Yes, it took 2 years after creation and truly massive amounts of copyright infringement before the lawsuits by copyright owners showed up. OpenAI is getting sued, but don’t expect your requesting a website be rewritten to provoke anything unless you publish such rewritten posts at scale or something.
> However even when something infringes copyright that doesn’t mean anything necessarily happens. Just look at YouTube’s early history or the mountains of fan fiction out there.
This part is talking about uploading a copy of something verbatim, the way I read it.
Last time I used Copilot, the "sources" often didn't support what it said and it seemed like they were obtained by adding search results from feeding the answer into Bing after it had already been generated.
And there were of cause tons of SEO slop links among them.
I asked ChatGPT for sources and they were impossible to determine if they were real or not. It'd cite things like "Sky and Telescope magazine" no edition, no page numbers no year, just a vague unverifiable citation
>I like the fact that I can now reproduce any Microsoft content without paying for it
Only if you have the same quality lawyers and financial backup to support them to get you off like MS has. Else what applies to MS doesn't apply to you :)
You are probably joking, but that is literally what MS said, they don't even hide it.
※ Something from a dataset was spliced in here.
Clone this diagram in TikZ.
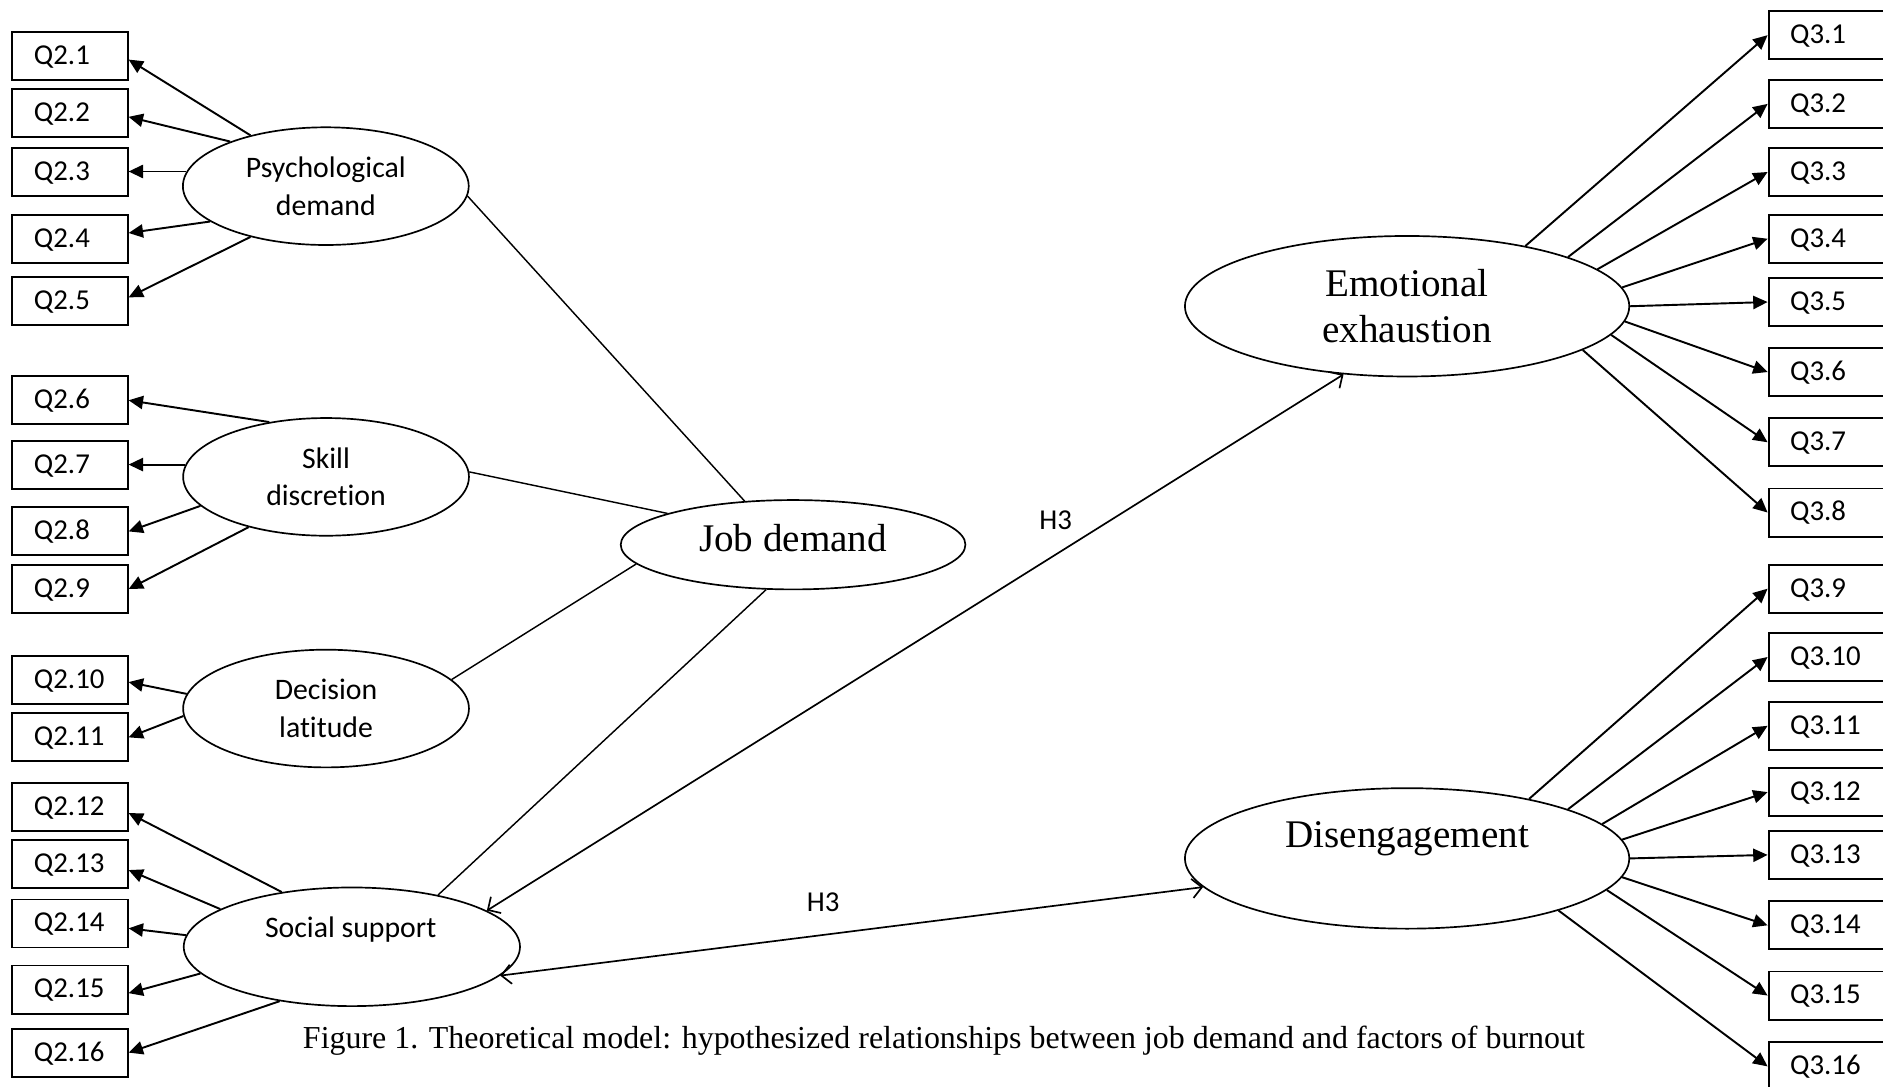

A quote from the register: "Suleyman (Head of MS AI) did allow that there's another category of content, the stuff published by companies with lawyers." (https://www.theregister.com/2024/06/28/microsoft_ceo_ai/)
Has this become any better? Every time I asked ChatGPT for sources it makes up papers, with fragments of real paper titles and topically related authors. The supposed paper itself though can't be found anywhere.
DRM and paywalls for thee, industrial-scale scraping for me. /s
It's time for us to build our own miniature versions of Internet Archive with the content that is personally important to us . The powers that be will take it down under the guise of defending copyright, while the bigcos continue to suck up every letter of every page that has a publicly available URL.
I find it good that the concept of IP is collapsing, but this shows clearly the corporate dishonesty around it. For decades corporate sites and APIs have pushed all sorts of illegal EULAs and ToSs in attempt to e.g. ban scraping. Now suddenly all of this is scrapped, with of course no explanations given as to why.
IP isn't collapsing for anyone with the means and connections to enforce the law. Microsoft is essentially pickpocketing the peasantry, while steering clear of the feudal lords like Netflix and Google, who can hit back.
I think you may be interpreting the word “relevant” in a different light than the person you’re replying to.
It reads to me as if you’re saying physical media is important for humanity as a whole and the preservation of knowledge, while your parent comment is saying physical media is no longer significant to individual consumers because it’s not their preferred method of consumption.
Until that eBook inevitably gets uploaded to a piracy site. The implication is that if a web crawler can find it anywhere then it's fair game, regardless of provenance.
Authors of open source code should consider adding explicit restrictions to their license barring the use of their code to train AI. This would make it easier to file lawsuits against Microsoft and others of their ilk who think they can train their AI with other people's work without fair compensation.